What to produce
Copy out all the lines where "draw" shows up.
····················
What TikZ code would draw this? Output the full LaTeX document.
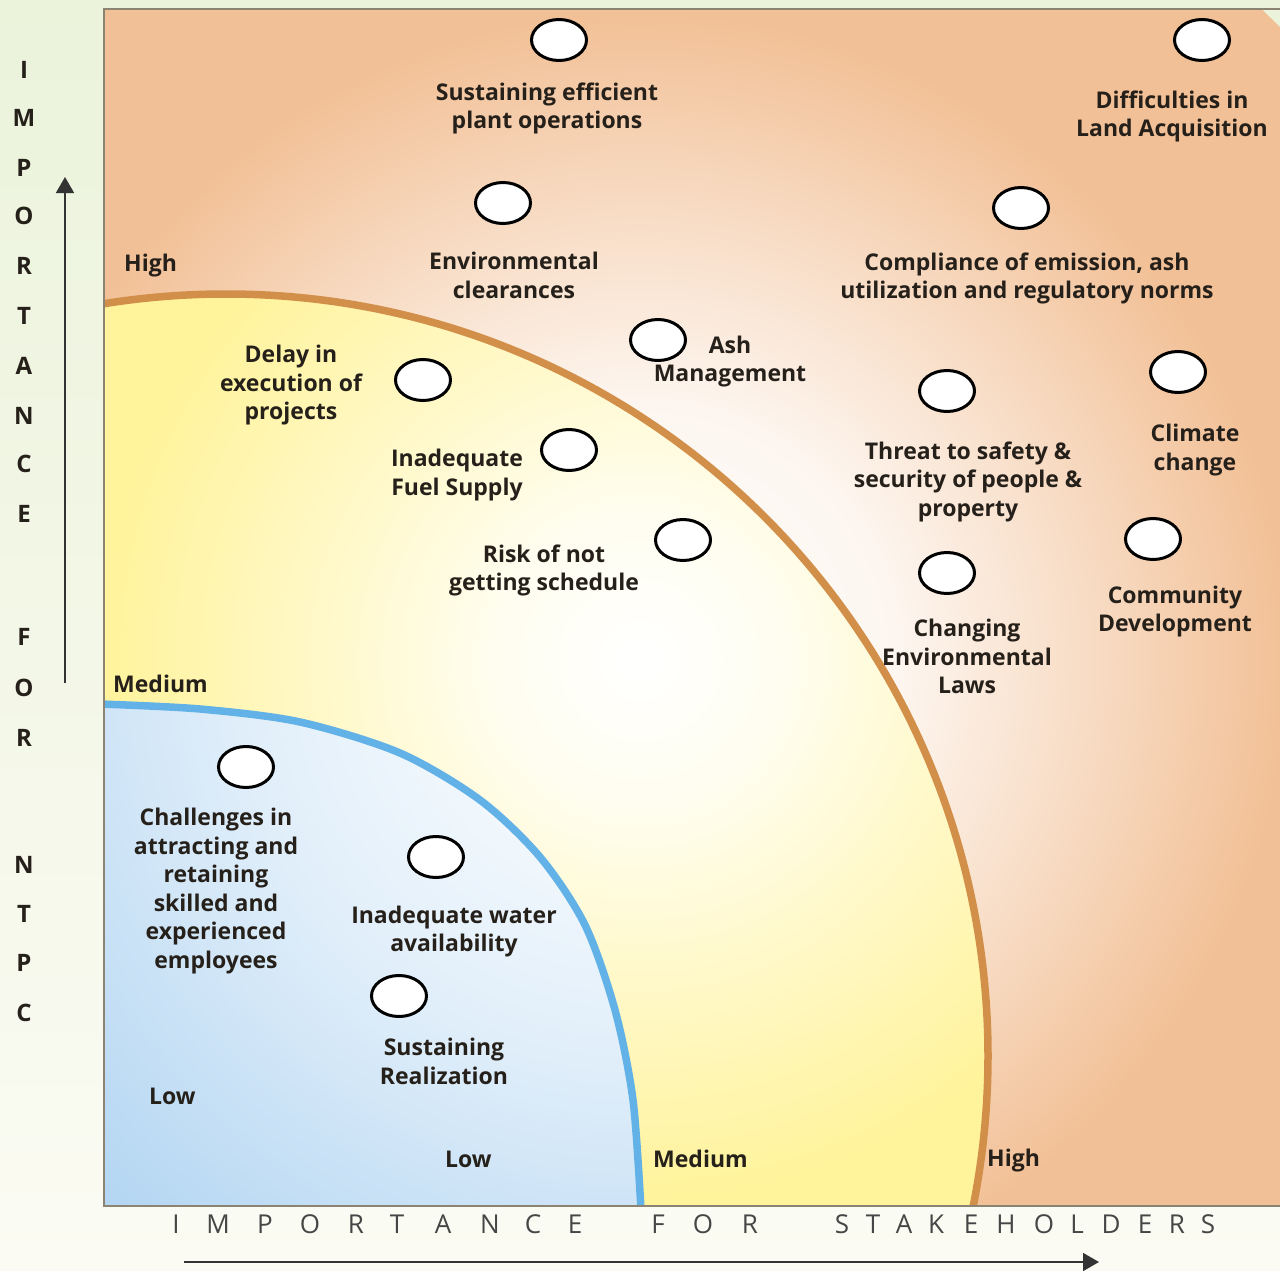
\documentclass[tikz,border=0pt]{standalone}
\usepackage{fontspec}
\setmainfont{Open Sans}
\usetikzlibrary{shapes.geometric,arrows.meta}
\definecolor{bgTop}{RGB}{235,243,219}
\definecolor{bgBot}{RGB}{251,251,243}
\definecolor{orF}{RGB}{242,192,150}
\definecolor{yeF}{RGB}{255,243,155}
\definecolor{blF}{RGB}{180,214,242}
\definecolor{orLine}{RGB}{210,143,74}
\definecolor{blLine}{RGB}{98,178,232}
\definecolor{txt}{RGB}{38,32,26}
\definecolor{axtxt}{RGB}{70,70,70}
\definecolor{frameC}{RGB}{140,132,115}
\pgfdeclareradialshading{orsh}{\pgfpoint{0bp}{0bp}}{color(0bp)=(white); color(7bp)=(orF!14!white); color(12bp)=(orF!52!white); color(18bp)=(orF); color(50bp)=(orF)}
\pgfdeclareradialshading{yesh}{\pgfpoint{0bp}{0bp}}{color(0bp)=(white); color(4bp)=(yeF!15!white); color(9bp)=(yeF!55!white); color(15bp)=(yeF); color(50bp)=(yeF)}
\pgfdeclareradialshading{blsh}{\pgfpoint{0bp}{0bp}}{color(0bp)=(white); color(5bp)=(blF!15!white); color(11bp)=(blF!40!white); color(21bp)=(blF); color(50bp)=(blF)}
\newcommand{\bluecurve}{(100,704) (200,709) (300,722) (400,753) (480,800) (540,857) (585,925) (615,1010) (633,1100) (641,1210)}
\begin{document}
\begin{tikzpicture}[x=1pt,y=-1pt,
  bubble/.style={ellipse,draw=black,line width=3pt,fill=white,minimum width=55pt,minimum height=41pt,inner sep=0pt},
  lab/.style={font=\bfseries\fontsize{23}{28.5}\selectfont,text=txt,align=center,inner sep=0pt},
  vax/.style={font=\bfseries\fontsize{24}{24}\selectfont,text=txt,inner sep=0pt},
  hax/.style={font=\fontsize{26}{26}\selectfont,text=axtxt,inner sep=0pt},
  axarrow/.style={draw=black!80,line width=1.6pt,-{Triangle[length=16pt,width=18pt]}}]
\useasboundingbox (0,0) rectangle (1280,1271);
\shade[top color=bgTop,bottom color=bgBot] (0,0) rectangle (1280,1271);
\begin{scope}
  \clip (104,9) rectangle (1280,1206);
  \shade[shading=orsh] (640,660) circle[radius=900pt];
  \begin{scope}
    \clip (226,1056) circle[radius=762pt];
    \shade[shading=yesh] (640,660) circle[radius=900pt];
  \end{scope}
  \begin{scope}
    \clip (90,1220) -- (90,704) -- plot[smooth] coordinates {\bluecurve} -- (650,1220) -- cycle;
    \shade[shading=blsh] (640,660) circle[radius=900pt];
  \end{scope}
  \draw[orLine,line width=7.5pt] (226,1056) circle[radius=762pt];
  \draw[blLine,line width=7.5pt] plot[smooth] coordinates {\bluecurve};
\end{scope}
\draw[frameC,line width=1.5pt] (1280,9) -- (104,9) -- (104,1206) -- (1280,1206);

% bubbles
\node[bubble] (b1) at (559,40) {};
\node[bubble] (b2) at (1202,40) {};
\node[bubble] (b3) at (503,203) {};
\node[bubble] (b4) at (1021,208) {};
\node[bubble] (b5) at (658,340) {};
\node[bubble] (b6) at (423,380) {};
\node[bubble] (b7) at (947,391) {};
\node[bubble] (b8) at (1178,372) {};
\node[bubble] (b9) at (569,450) {};
\node[bubble] (b10) at (683,540) {};
\node[bubble] (b11) at (1153,539) {};
\node[bubble] (b12) at (947,573) {};
\node[bubble] (b13) at (246,767) {};
\node[bubble] (b14) at (436,857) {};
\node[bubble] (b15) at (399,996) {};

% labels
\node[lab] (t1) at (547,108.5) {Sustaining efficient\\plant operations};
\node[lab] (t2) at (1172,116.5) {Difficulties in\\Land Acquisition};
\node[lab] (t3) at (514,275.5) {Environmental\\clearances};
\node[lab] (t4) at (1027,278.5) {Compliance of emission, ash\\utilization and regulatory norms};
\node[lab] (t5) at (730,361.5) {Ash\\Management};
\node[lab] (t6) at (291,385.5) {Delay in\\execution of\\projects};
\node[lab] (t7) at (457,475) {Inadequate\\Fuel Supply};
\node[lab] (t8) at (544,570.5) {Risk of not\\getting schedule};
\node[lab] (t9) at (968,481.5) {Threat to safety \&\\security of people \&\\property};
\node[lab] (t10) at (1195,450) {Climate\\change};
\node[lab] (t11) at (967,656.5) {Changing\\Environmental\\Laws};
\node[lab] (t12) at (1175,611.5) {Community\\Development};
\node[lab] (t13) at (216,891) {Challenges in\\attracting and\\retaining\\skilled and\\experienced\\employees};
\node[lab] (t14) at (454,931.5) {Inadequate water\\availability};
\node[lab] (t15) at (444,1061.5) {Sustaining\\Realization};

% level labels
\node[lab,anchor=west] (lH) at (124,266) {High};
\node[lab,anchor=west] (lM) at (113,684) {Medium};
\node[lab,anchor=west] (lL) at (149,1096) {Low};
\node[lab,anchor=west] (xL) at (445,1159) {Low};
\node[lab,anchor=west] (xM) at (653,1159) {Medium};
\node[lab,anchor=west] (xH) at (987,1161) {High};

% vertical axis title
\foreach \ch/\yy [count=\i] in {I/70,M/118,P/168,O/216,R/266,T/316,A/366,N/416,C/464,E/514,F/637,O/688,R/738,N/865,T/914,P/963,C/1013}
  \node[vax] (v\i) at (24,\yy) {\ch};

% horizontal axis title
\foreach \ch/\xx [count=\i] in {I/176,M/218,P/265,O/310,R/356,T/397,A/443,N/490,C/533,E/575,F/658,O/703,R/750,S/842,T/873,A/904,K/936,E/971,H/1006,O/1044,L/1077,D/1111,E/1145,R/1177,S/1208}
  \node[hax] (h\i) at (\xx,1224) {\ch};

% axis arrows
\coordinate (vS) at (65,683);
\coordinate (vE) at (65,177);
\draw[axarrow] (vS) -- (vE);
\coordinate (hS) at (184,1262);
\coordinate (hE) at (1099,1262);
\draw[axarrow] (hS) -- (hE);
\end{tikzpicture}
\end{document}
····················
Exercise solution
What TikZ code would draw this? Output the full LaTeX document.
  bubble/.style={ellipse,draw=black,line width=3pt,fill=white,minimum width=55pt,minimum height=41pt,inner sep=0pt},
  axarrow/.style={draw=black!80,line width=1.6pt,-{Triangle[length=16pt,width=18pt]}}]
  \draw[orLine,line width=7.5pt] (226,1056) circle[radius=762pt];
  \draw[blLine,line width=7.5pt] plot[smooth] coordinates {\bluecurve};
\draw[frameC,line width=1.5pt] (1280,9) -- (104,9) -- (104,1206) -- (1280,1206);
\draw[axarrow] (vS) -- (vE);
\draw[axarrow] (hS) -- (hE);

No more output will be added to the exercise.